For eighteen months John Main meditated with the Swami, and it was this inter-faith encounter that led John Main to the pilgrimage of meditation and eventually to the discovery of the tradition of the mantra in the early Christian desert monks and in the English spiritual classic The Cloud of Unknowing.

According to many current observers John Main had grasped the meaning of Bob Dylan’s great song “The Times They Are a-Changing” and saw silence in prayer as an antidote to the noise and excessive activity of our contemporary world. Today the increasing return to the daily discipline of John Main’s teaching on meditation has great importance in our cybernetic age of speed and frenetic activity. In response to this clamor John Main once said: “Silence gives our spirit room to breathe, room to be”. And he added, “You discover in the silence that you are loved and that you are loveable. It is this discovery that everyone must make in their lives if they are going to become fully themselves, fully human”. Nor is this meditative silence a value only in Christianity. It is found in the spiritual paths and traditions of all the world’s major religions.

What surprises most newcomers to Christian Meditation is its simplicity. John Main always emphasized how simple it is to enter into the experience of this way of prayer. Regarding the how-to of meditation he says: “Sit down, sit still and upright. Close your eyes lightly. Sit relaxed but alert. Silently, interiorly begin to say a single word. We recommend the prayer-phrase, “maranatha.” Recite it as four syllables of equal length, ma-ra-na-tha. In Aramaic it means . . . Come, Lord Jesus. Listen to it as you say it, gently but continuously. Do not think or imagine anything—spiritual or otherwise. If thoughts and images come, these are distractions at the time of meditation, so keep returning to simply saying the word. Meditate each morning and evening for between twenty and thirty minutes.”
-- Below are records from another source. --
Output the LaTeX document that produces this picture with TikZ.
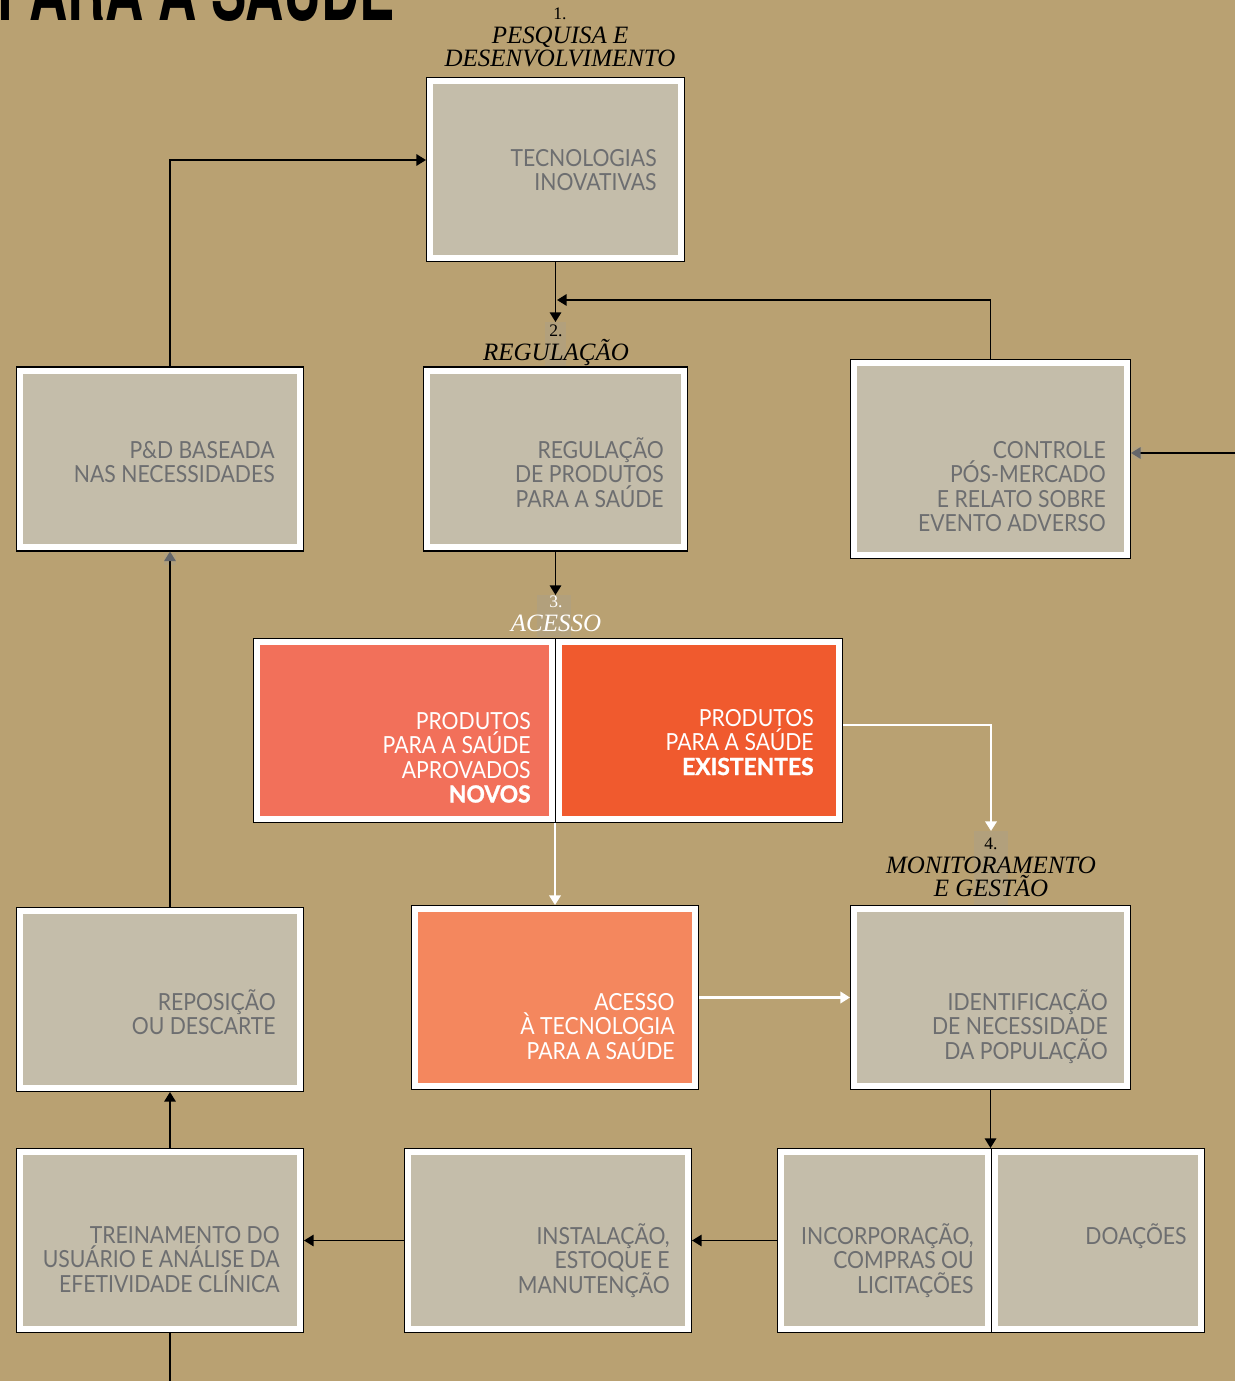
\documentclass[tikz,border=0pt]{standalone}
\usepackage{fontspec}
\setsansfont{Lato}[FakeStretch=0.9]
\newfontfamily\heavyfont{Lato}[FakeStretch=0.97, BoldFeatures={FakeBold=1.2}]
\newfontfamily\stagefont{Liberation Serif}
\newfontfamily\titlefont{TeX Gyre Heros}[FakeStretch=0.64]
\usetikzlibrary{arrows.meta, positioning, calc}
\definecolor{bgtan}{RGB}{185, 161, 114}
\definecolor{boxgray}{RGB}{196, 189, 170}
\definecolor{txtgray}{RGB}{109, 110, 112}
\definecolor{tipgray}{RGB}{100, 102, 106}
\definecolor{patchc}{RGB}{178, 160, 124}
\definecolor{novored}{RGB}{242, 112, 90}
\definecolor{existred}{RGB}{240, 90, 46}
\definecolor{acessored}{RGB}{244, 135, 94}
\newcommand{\heavy}[1]{{\heavyfont\bfseries #1}}
\newcommand{\stagenum}[1]{{\upshape\fontsize{10}{10}\selectfont #1}}

\begin{document}
\begin{tikzpicture}[
  x=0.02cm, y=-0.02cm,
  gbox/.style={draw=white, line width=3.2pt, fill=boxgray, preaction={draw=black, line width=4.8pt}, inner sep=0pt, outer sep=2.4pt, minimum height=3.532cm},
  obox/.style={gbox, fill=#1},
  btext/.style={font=\sffamily\fontsize{13.4}{13.9}\selectfont, text=txtgray, align=right, inner sep=0pt, anchor=base east},
  wtext/.style={btext, text=white},
  stagelbl/.style={font=\stagefont\itshape\fontsize{14.2}{13}\selectfont, align=center, inner sep=0pt, anchor=south, text depth=0pt},
  patch/.style={fill=patchc, inner sep=0pt, outer sep=0pt},
  con/.style={line width=1.1pt, -{Triangle[length=5.5pt, width=6.5pt]}},
  gcon/.style={line width=1.1pt, -{Triangle[length=5.5pt, width=6.5pt, color=tipgray]}},
  wcon/.style={draw=white, line width=1.5pt, -{Triangle[length=5.5pt, width=6.5pt]}}
]
  \fill[bgtan] (0,0) rectangle (1235,1381);
  \useasboundingbox (0,0) rectangle (1235,1381);

  \node[font=\titlefont\bfseries\fontsize{47}{47}\selectfont, inner sep=0pt, anchor=base west] (title) at (-3,21) {PARA A SAÚDE};

  \node[patch, minimum width=0.42cm, minimum height=0.88cm] (p2) at (555.5,344) {};
  \node[patch, minimum width=0.68cm, minimum height=0.84cm] (p3) at (554,616) {};
  \node[patch, minimum width=0.68cm, minimum height=1.48cm] (p4) at (991,868) {};
  \node[patch, minimum width=0.24cm, minimum height=0.24cm] (pa) at (170,559) {};
  \node[patch, minimum width=0.2cm, minimum height=0.24cm] (pb) at (1138,453) {};

  \node[stagelbl] (s1) at (560,67) {\stagenum{1.}\\[1pt] PESQUISA E\\ DESENVOLVIMENTO};
  \node[stagelbl] (s2) at (556,361) {\stagenum{2.}\\[1pt] REGULAÇÃO};
  \node[stagelbl, text=white] (s3) at (556,632) {\stagenum{3.}\\[1pt] ACESSO};
  \node[stagelbl] (s4) at (991,897) {\stagenum{4.}\\[1pt] MONITORAMENTO\\ E GESTÃO};

  \node[gbox, minimum width=5.012cm] (tec) at (555.5,169.5) {};
  \node[gbox, minimum width=5.592cm] (pd) at (160,459) {};
  \node[gbox, minimum width=5.132cm] (reg) at (555.5,459) {};
  \node[gbox, minimum width=5.452cm, minimum height=3.832cm] (ctrl) at (990.5,459) {};
  \node[obox=novored, minimum width=5.892cm] (novos) at (404.5,730.5) {};
  \node[obox=existred, minimum width=5.592cm] (exist) at (699,730.5) {};
  \node[obox=acessored, minimum width=5.592cm] (acesso) at (555,997.5) {};
  \node[gbox, minimum width=5.452cm] (ident) at (990.5,997.5) {};
  \node[gbox, minimum width=5.592cm] (repos) at (160,999.5) {};
  \node[gbox, minimum width=5.592cm] (trein) at (160,1240.5) {};
  \node[gbox, minimum width=5.592cm] (instal) at (548,1240.5) {};
  \node[gbox, minimum width=4.132cm] (incorp) at (884.5,1240.5) {};
  \node[gbox, minimum width=4.112cm] (doac) at (1098,1240.5) {};

  \node[btext] (tec-t) at (657,190.5) {TECNOLOGIAS\\ INOVATIVAS};
  \node[btext] (pd-t) at (275,482.5) {P\&D BASEADA\\ NAS NECESSIDADES};
  \node[btext] (reg-t) at (664,507) {REGULAÇÃO\\ DE PRODUTOS\\ PARA A SAÚDE};
  \node[btext] (ctrl-t) at (1106,531.5) {CONTROLE\\ PÓS-MERCADO\\ E RELATO SOBRE\\ EVENTO ADVERSO};
  \node[wtext] (novos-t) at (531,802.5) {PRODUTOS\\ PARA A SAÚDE\\ APROVADOS\\ \heavy{NOVOS}};
  \node[wtext] (exist-t) at (814,775) {PRODUTOS\\ PARA A SAÚDE\\ \heavy{EXISTENTES}};
  \node[wtext] (acesso-t) at (675,1059) {ACESSO\\ À TECNOLOGIA\\ PARA A SAÚDE};
  \node[btext] (ident-t) at (1108,1059) {IDENTIFICAÇÃO\\ DE NECESSIDADE\\ DA POPULAÇÃO};
  \node[btext] (repos-t) at (276,1034.5) {REPOSIÇÃO\\ OU DESCARTE};
  \node[btext] (trein-t) at (280,1292) {TREINAMENTO DO\\ USUÁRIO E ANÁLISE DA\\ EFETIVIDADE CLÍNICA};
  \node[btext] (instal-t) at (670,1293) {INSTALAÇÃO,\\ ESTOQUE E\\ MANUTENÇÃO};
  \node[btext] (incorp-t) at (974,1293) {INCORPORAÇÃO,\\ COMPRAS OU\\ LICITAÇÕES};
  \node[btext] (doac-t) at (1187,1244) {DOAÇÕES};

  \coordinate (lc) at (170,0);
  \coordinate (j2) at (557,300);
  \coordinate (e1) at (1235,453);
  \coordinate (e2) at (170,1381);

  \draw[con] (tec.south) -- (tec.south |- p2.north);
  \draw[con] (ctrl.north) |- (j2);
  \draw[gcon] (e1) -- (ctrl.east |- e1);
  \draw[con] (pd.north -| lc) |- ([yshift=0.19cm]tec.west);
  \draw[con] (reg.south) -- (reg.south |- p3.north);
  \draw[gcon] (repos.north -| lc) -- (pd.south -| lc);
  \draw[wcon] (acesso.north |- exist.south) -- (acesso.north);
  \draw[wcon] ([yshift=0.11cm]exist.east) -| (p4.north);
  \draw[wcon] (acesso.east) -- (ident.west);
  \draw[con] (ident.south) -- (ident.south |- doac.north);
  \draw[con] (incorp.west) -- (instal.east);
  \draw[con] (instal.west) -- (trein.east);
  \draw[con] (trein.north -| lc) -- (repos.south -| lc);
  \draw[line width=1.1pt] (trein.south -| lc) -- (e2);
\end{tikzpicture}
\end{document}
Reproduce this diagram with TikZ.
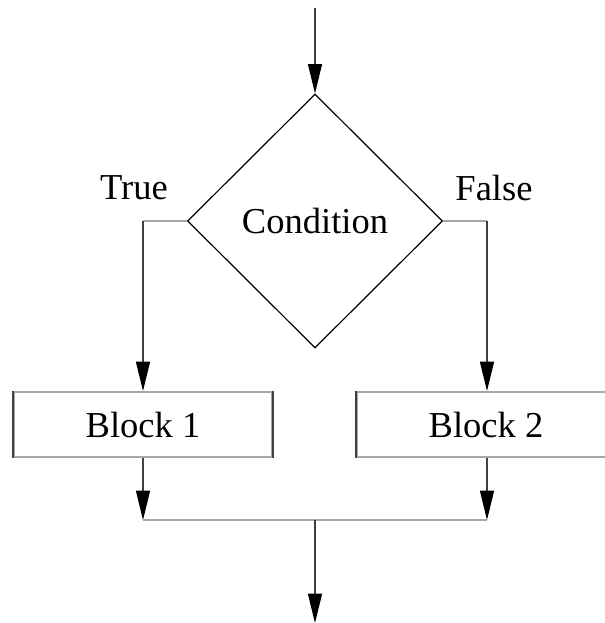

John Main’s teaching on prayer today is being handed down primarily in small groups of meditators meeting on a weekly basis in homes, churches, schools, hospitals, work places, and a variety of other locations. In the weekly meetings “newcomers” can learn how to meditate, and on-going meditators receive the support and encouragement to continue the daily practice of meditation in their own lives each morning and evening. Christian Meditation is not just a middle-class or first-world interest. In many countries such as Brazil, Indonesia, and India, meditation bridges the gap between rich and poor. There are also groups meeting in maximum security prisons in many countries.

Since his death on December 30, 1982, John Main’s influence has coincided with a remarkable world-wide renewal and return to the practice of contemplative prayer. John Main tells us that to be with God does not require words, thoughts or images, but the silent consciousness of a Presence. He reminds us that the spiritual pilgrimage invites us to have the courage to become more and more silent. The journey starts, says John Main, when we accept the daily discipline of silence, stillness and simplicity.